After we finished taking pictures, I walked down the hill away from the school. Soon I realized that Haruni was missing. I turned to look back. Haruni still stood at the edge of the school grounds, gazing at the buildings.
Penye nia, pana njia? Perhaps the saying should add that the road may wind its way through more than one generation. Haruni would never sit in those classrooms, but he would urge his children to study. He would keep hauling crates of soda over the mountains for his shop, and he would save the profits until he had enough to send his children to school. And maybe, just maybe, his children would live out the dream he left behind.
REHEMA IS STILL clinking dishes outside. I know she believes I can solve this problem, and that makes my helplessness worse. What power do I have? What special ability do I possess, other than the white skin that attracts desperate stories and makes people believe I can fix their broken dreams?
I’m supposed to have money. Money is how most wazungu solve these problems. Money can leap past deep-rooted issues, and it even pretends to cure them.
I could offer to buy grass for Rehema’s mother. I know I shouldn’t. It will make her dependent on me, it will worsen the belief that wazungu are rich, and besides, I don’t have enough money to buy grass every month. It’s a terrible solution to this problem.
It’s also the only solution I have.
“What if I help you buy grass?” I ask Rehema’s mother. “I can’t pay for an entire month’s worth, not for the whole year. What if I help during the dry season, when cutting grass is hardest? What if I give you enough money to buy grass for half of each month during the dry season?”
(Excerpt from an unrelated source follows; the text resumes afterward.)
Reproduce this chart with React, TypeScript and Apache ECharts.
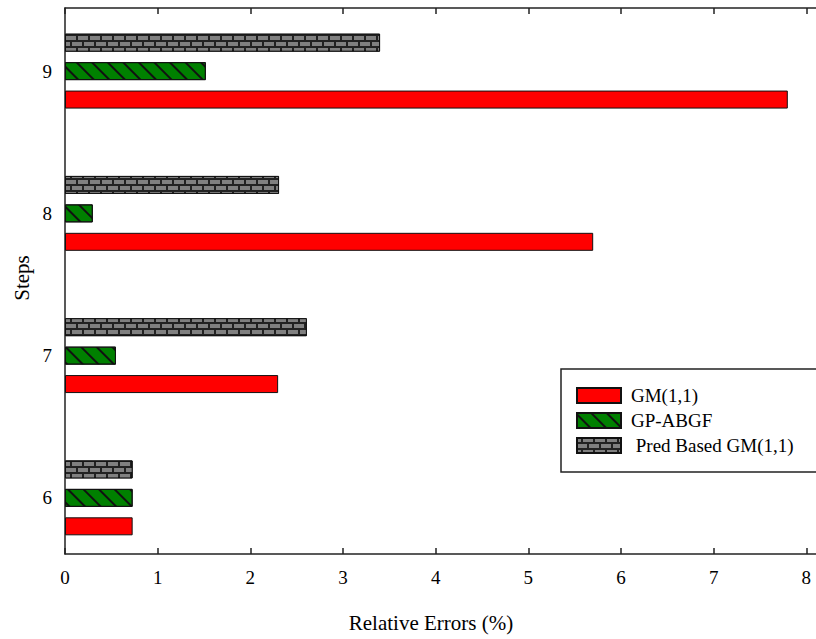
import React, { useEffect, useRef } from "react";
import * as echarts from "echarts";

const categories = ["6", "7", "8", "9"];
const gmValues = [0.73, 2.3, 5.7, 7.8];
const gpAbgfValues = [0.73, 0.55, 0.3, 1.52];
const predBasedValues = [0.73, 2.61, 2.31, 3.4];
const xTicks = [0, 1, 2, 3, 4, 5, 6, 7, 8];
const seriesNames = ["GM(1,1)", "GP-ABGF", "Pred Based GM(1,1)"];

const FONT = "'Liberation Serif', 'Times New Roman', 'DejaVu Serif', serif";

export default function App() {
  const ref = useRef<HTMLDivElement>(null);
  useEffect(() => {
    if (!ref.current) return;
    const chart = echarts.init(ref.current, undefined, { renderer: "svg" });
    const gridLeft = 65;
    const gridWidth = 834;
    const xMax = 9;
    const lineStyle = { color: "#222", width: 1.5 };
    const barCommon = {
      type: "bar",
      xAxisIndex: 2,
      yAxisIndex: 1,
      barWidth: 18,
      barGap: "58%",
    };
    chart.setOption({
      animation: false,
      backgroundColor: "#fff",
      grid: [
        { left: gridLeft, top: 8, width: gridWidth, height: 546 },
        { left: gridLeft, top: -7, width: gridWidth, height: 576 },
      ],
      xAxis: [
        {
          gridIndex: 0,
          type: "value",
          min: 0,
          max: xMax,
          interval: 1,
          position: "bottom",
          axisLine: { show: true, lineStyle },
          axisTick: { show: true, inside: true, length: 6, lineStyle },
          axisLabel: {
            show: true,
            fontFamily: FONT,
            fontSize: 19,
            color: "#000",
            margin: 14,
            formatter: (v: number) => (xTicks.includes(v) ? String(v) : ""),
          },
          splitLine: { show: false },
        },
        {
          gridIndex: 0,
          type: "value",
          min: 0,
          max: xMax,
          interval: 1,
          position: "top",
          axisLine: { show: true, lineStyle },
          axisTick: { show: true, inside: true, length: 6, lineStyle },
          axisLabel: { show: false },
          splitLine: { show: false },
        },
        {
          gridIndex: 1,
          type: "value",
          min: 0,
          max: xMax,
          show: false,
        },
      ],
      yAxis: [
        {
          gridIndex: 0,
          type: "value",
          min: 0,
          max: 1,
          axisLine: { show: true, lineStyle },
          axisTick: { show: false },
          axisLabel: { show: false },
          splitLine: { show: false },
        },
        {
          gridIndex: 1,
          type: "category",
          data: categories,
          axisLine: { show: false },
          axisTick: { show: false },
          axisLabel: {
            fontFamily: FONT,
            fontSize: 19,
            color: "#000",
            margin: 13,
          },
          splitLine: { show: false },
        },
      ],
      legend: {
        orient: "vertical",
        left: 561,
        top: 369,
        padding: [17, 40, 17, 15],
        borderColor: "#222",
        borderWidth: 1.5,
        itemWidth: 44,
        itemHeight: 15,
        itemGap: 6,
        icon: "rect",
        data: seriesNames,
        formatter: (name: string) => (name === seriesNames[2] ? " " + name : name),
        textStyle: {
          fontFamily: FONT,
          fontSize: 19,
          color: "#000",
          padding: [0, 0, 0, 5],
        },
      },
      graphic: [
        {
          type: "text",
          x: 431,
          y: 612,
          style: {
            text: "Relative Errors (%)",
            fontFamily: FONT,
            fontSize: 21,
            fill: "#000",
            align: "center",
            verticalAlign: "top",
          },
        },
        {
          type: "text",
          x: 11,
          y: 278,
          rotation: Math.PI / 2,
          style: {
            text: "Steps",
            fontFamily: FONT,
            fontSize: 21,
            fill: "#000",
            align: "center",
            verticalAlign: "top",
          },
        },
      ],
      series: [
        {
          ...barCommon,
          name: seriesNames[2],
          data: predBasedValues,
          itemStyle: {
            color: "#222",
            borderColor: "#111",
            borderWidth: 1,
            decal: {
              symbol: "rect",
              color: "#808080",
              dashArrayX: [
                [10, 2],
                [4, 2, 6, 0],
              ],
              dashArrayY: [4, 2],
              rotation: 0,
            },
          },
        },
        {
          ...barCommon,
          name: seriesNames[1],
          data: gpAbgfValues,
          itemStyle: {
            color: "#008000",
            borderColor: "#111",
            borderWidth: 1,
            decal: {
              symbol: "rect",
              color: "#111",
              dashArrayX: [1, 0],
              dashArrayY: [1.5, 9],
              rotation: Math.PI / 4,
            },
          },
        },
        {
          ...barCommon,
          name: seriesNames[0],
          data: gmValues,
          itemStyle: { color: "#ff0000", borderColor: "#111", borderWidth: 1 },
        },
      ],
    });
    return () => chart.dispose();
  }, []);
  return (
    <div
      style={{
        position: "fixed",
        left: 0,
        top: 0,
        width: 816,
        height: 639,
        overflow: "hidden",
        background: "#fff",
      }}
    >
      <div ref={ref} style={{ width: 920, height: 639 }} />
    </div>
  );
}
Rehema’s mother thinks for a minute. “It could work,” she says. “Yes. It would work. But only for a year, mwalimu. After that, Rehema needs to come home.”
“Only for a year,” I agree.
I give her money to buy grass for the cow. She calls Rehema into the house. “You can stay with your uncle for one more year,” she tells her daughter. “Make sure you study hard.”
“I will,” Rehema promises.
We return to the village together.
Rehema has another year to find a way out of this rut of poverty. Another year, and then the cow will be waiting. I hope it’s enough time.